CHICAGO—Despite continuing technical advances and increased use of CT in clinical practice, the diagnostic yield of CT exams has actually decreased over the past decade, according to research conducted at Massachusetts General Hospital in Boston and presented this week at the 94th scientific assembly and annual meeting of the Radiological Society of North America (RSNA).

“The purpose of our study was to determine if the growth of CT use in clinical practice has been accompanied by a change in the diagnostic yield and recommendations in radiology reports,” said Pragya Dang, MBBS.

A Natural Language Processing program developed at the facility, Leximer, was used to analyze reports of all CT exams performed at the institution from 1996 to 2005.

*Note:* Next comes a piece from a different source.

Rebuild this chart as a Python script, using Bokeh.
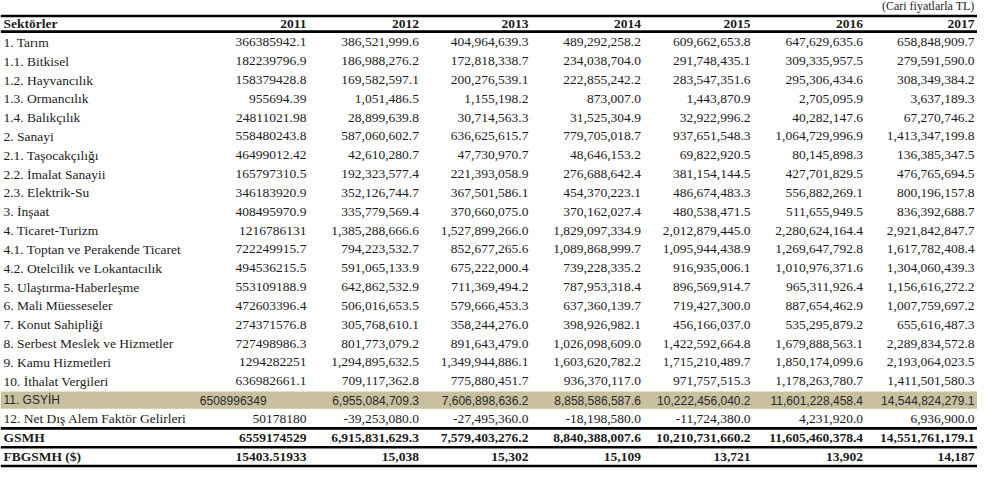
from bokeh.plotting import figure
from bokeh.models import ColumnDataSource, Range1d
from bokeh.core.properties import value
from bokeh.embed import file_html
from bokeh.resources import INLINE

# ---------------- data ----------------
sectors = ["1. Tarım", "1.1. Bitkisel", "1.2. Hayvancılık", "1.3. Ormancılık",
           "1.4. Balıkçılık", "2. Sanayi", "2.1. Taşocakçılığı", "2.2. İmalat Sanayii",
           "2.3. Elektrik-Su", "3. İnşaat", "4. Ticaret-Turizm",
           "4.1. Toptan ve Perakende Ticaret", "4.2. Otelcilik ve Lokantacılık",
           "5. Ulaştırma-Haberleşme", "6. Mali Müesseseler", "7. Konut Sahipliği",
           "8. Serbest Meslek ve Hizmetler", "9. Kamu Hizmetleri", "10. İthalat Vergileri",
           "11. GSYİH", "12. Net Dış Alem Faktör Gelirleri", "GSMH", "FBGSMH ($)"]

years = ["2011", "2012", "2013", "2014", "2015", "2016", "2017"]

v2011 = [366385942.1, 182239796.9, 158379428.8, 955694.39, 24811021.98, 558480243.8,
         46499012.42, 165797310.5, 346183920.9, 408495970.9, 1216786131, 722249915.7,
         494536215.5, 553109188.9, 472603396.4, 274371576.8, 727498986.3, 1294282251,
         636982661.1, 6508996349, 50178180, 6559174529, 15403.51933]
v2012 = [386521999.6, 186988276.2, 169582597.1, 1051486.5, 28899639.8, 587060602.7,
         42610280.7, 192323577.4, 352126744.7, 335779569.4, 1385288666.6, 794223532.7,
         591065133.9, 642862532.9, 506016653.5, 305768610.1, 801773079.2, 1294895632.5,
         709117362.8, 6955084709.3, -39253080.0, 6915831629.3, 15038]
v2013 = [404964639.3, 172818338.7, 200276539.1, 1155198.2, 30714563.3, 636625615.7,
         47730970.7, 221393058.9, 367501586.1, 370660075.0, 1527899266.0, 852677265.6,
         675222000.4, 711369494.2, 579666453.3, 358244276.0, 891643479.0, 1349944886.1,
         775880451.7, 7606898636.2, -27495360.0, 7579403276.2, 15302]
v2014 = [489292258.2, 234038704.0, 222855242.2, 873007.0, 31525304.9, 779705018.7,
         48646153.2, 276688642.4, 454370223.1, 370162027.4, 1829097334.9, 1089868999.7,
         739228335.2, 787953318.4, 637360139.7, 398926982.1, 1026098609.0, 1603620782.2,
         936370117.0, 8858586587.6, -18198580.0, 8840388007.6, 15109]
v2015 = [609662653.8, 291748435.1, 283547351.6, 1443870.9, 32922996.2, 937651548.3,
         69822920.5, 381154144.5, 486674483.3, 480538471.5, 2012879445.0, 1095944438.9,
         916935006.1, 896569914.7, 719427300.0, 456166037.0, 1422592664.8, 1715210489.7,
         971757515.3, 10222456040.2, -11724380.0, 10210731660.2, 13721]
v2016 = [647629635.6, 309335957.5, 295306434.6, 2705095.9, 40282147.6, 1064729996.9,
         80145898.3, 427701829.5, 556882269.1, 511655949.5, 2280624164.4, 1269647792.8,
         1010976371.6, 965311926.4, 887654462.9, 535295879.2, 1679888563.1, 1850174099.6,
         1178263780.7, 11601228458.4, 4231920.0, 11605460378.4, 13902]
v2017 = [658848909.7, 279591590.0, 308349384.2, 3637189.3, 67270746.2, 1413347199.8,
         136385347.5, 476765694.5, 800196157.8, 836392688.7, 2921842847.7, 1617782408.4,
         1304060439.3, 1156616272.2, 1007759697.2, 655616487.3, 2289834572.8, 2193064023.5,
         1411501580.3, 14544824279.1, 6936900.0, 14551761179.1, 14187]

columns = [v2011, v2012, v2013, v2014, v2015, v2016, v2017]
unit_note = "(Cari fiyatlarla TL)"
header_label = "Sektörler"

# ---------------- layout ----------------
ROW0, ROWH = 45.0, 19.35
HEADER_Y = 26.0
LABEL_X = 6
COL_RIGHT = [313, 427, 538, 652, 763, 877, 990]
HILITE = 19          # "11. GSYİH"
BOLD_ROWS = {21, 22}
SERIF = value("Liberation Serif")
SANS = value("Liberation Sans")
TXT = "#1c1c1c"

def fmt(row, col, v):
    if col == 0:
        return format(v, ".10g")
    if row == 22:
        return f"{v:,.0f}"
    return f"{v:,.1f}"

p = figure(width=977, height=471, output_backend="svg", toolbar_location=None,
           x_range=Range1d(3, 993), y_range=Range1d(486, 2),
           x_axis_type=None, y_axis_type=None, min_border=0,
           background_fill_color="white", border_fill_color="white")
p.outline_line_color = None
p.grid.visible = False

# highlight band for row 11
yc = ROW0 + HILITE * ROWH
p.quad(left=[3], right=[993], top=[yc - 8.8], bottom=[yc + 8.8],
       fill_color="#C9C09F", line_color=None)

# rules
rule_y = [18, 34, ROW0 + 20.5 * ROWH, ROW0 + 21.5 * ROWH, ROW0 + 22.5 * ROWH]
p.segment(x0=[3] * len(rule_y), x1=[993] * len(rule_y), y0=rule_y, y1=rule_y,
          line_color="black", line_width=2.6)

# collect cells
groups = {}
def add(key, x, y, t):
    g = groups.setdefault(key, dict(x=[], y=[], t=[]))
    g["x"].append(x); g["y"].append(y); g["t"].append(t)

add(("serif", "bold", "left"), LABEL_X, HEADER_Y, header_label)
for j, yr in enumerate(years):
    add(("serif", "bold", "right"), COL_RIGHT[j], HEADER_Y, yr)

for i, name in enumerate(sectors):
    y = ROW0 + i * ROWH
    if i == HILITE:
        add(("sans", "normal", "left"), LABEL_X, y, name)
        add(("sans", "normal", "left"), 205, y, fmt(i, 0, columns[0][i]))
        for j in range(1, len(years)):
            add(("sans", "normal", "right"), COL_RIGHT[j], y, fmt(i, j, columns[j][i]))
        continue
    style = "bold" if i in BOLD_ROWS else "normal"
    add(("serif", style, "left"), LABEL_X, y, name)
    for j in range(len(years)):
        add(("serif", style, "right"), COL_RIGHT[j], y, fmt(i, j, columns[j][i]))

for (fam, style, align), g in groups.items():
    src = ColumnDataSource(dict(x=g["x"], y=g["y"], t=g["t"]))
    p.text(x="x", y="y", text="t", source=src,
           text_font=SERIF if fam == "serif" else SANS,
           text_font_size="13.5px" if fam == "serif" else "12px",
           text_font_style=style, text_align=align, text_baseline="middle",
           text_color=TXT if fam == "serif" else "#2a2a2a")

p.text(x=[990], y=[8], text=[unit_note], text_font=SERIF, text_font_size="12px",
       text_align="right", text_baseline="middle", text_color=TXT)

open("out.html", "w").write(file_html(p, INLINE))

“We determined finding and recommendation rates in reports of exams for different age groups, gender, single or multi-region exams, body regions scanned and number of CT exams performed,” she said. “The temporal trends for the recommendation and findings rates in the CT reports were also determined.”

In addition to univariate and bivariate statistics, analysis of covariance was performed to test the effect of patient and scan variables on findings and recommendation rates over time, Dang noted.

She reported that the group found there has been a significant growth in volume of CT exams (from 29,481 to 96,522 at the rate of 14 percent per year over the study period), which has far outpaced the increase in recommendation rates for further imaging studies in the radiologist’s report in these exams (13.6 percent to 19.6 percent, increasing by 0.5 percent per year).

“Over this time, the rate of findings in radiology reports changed from 79.5 percent to 75.4 percent, decreasing at a rate of 0.6 percent per year,” Dang said.

She noted that children had lower findings (65.5 percent) and recommendation rates (1.2 percent) than the adults’ findings (77.6 percent) and recommendation rates (18.3 percent). Finding rates were higher in patients with three or more CT exams (80.8 percent) than those who had single exams (72.9 percent). Recommendations for further imaging tests decreased in patients who had three or more CT exams, Dang reported.

“The highest findings rates were noted in extremity and chest CT and highest recommendations rates were seen in chest, 30.7 percent, and head CT, 18.3 percent,” she said.

The researchers found that from 1996 to 2005, recommendation rates increased for all radiology specialties, with the most increase occurring in chest and neuroradiology; however, finding rates decreased for all radiology sub-specialties, except neuroradiology.

“Our assessment of CT exams performed in our academic center over a 10-year period showed a rapid increase in the volume of CT exams and a small, yet significant, decrease in yield while recommendation rates increased slightly,” Dang stated.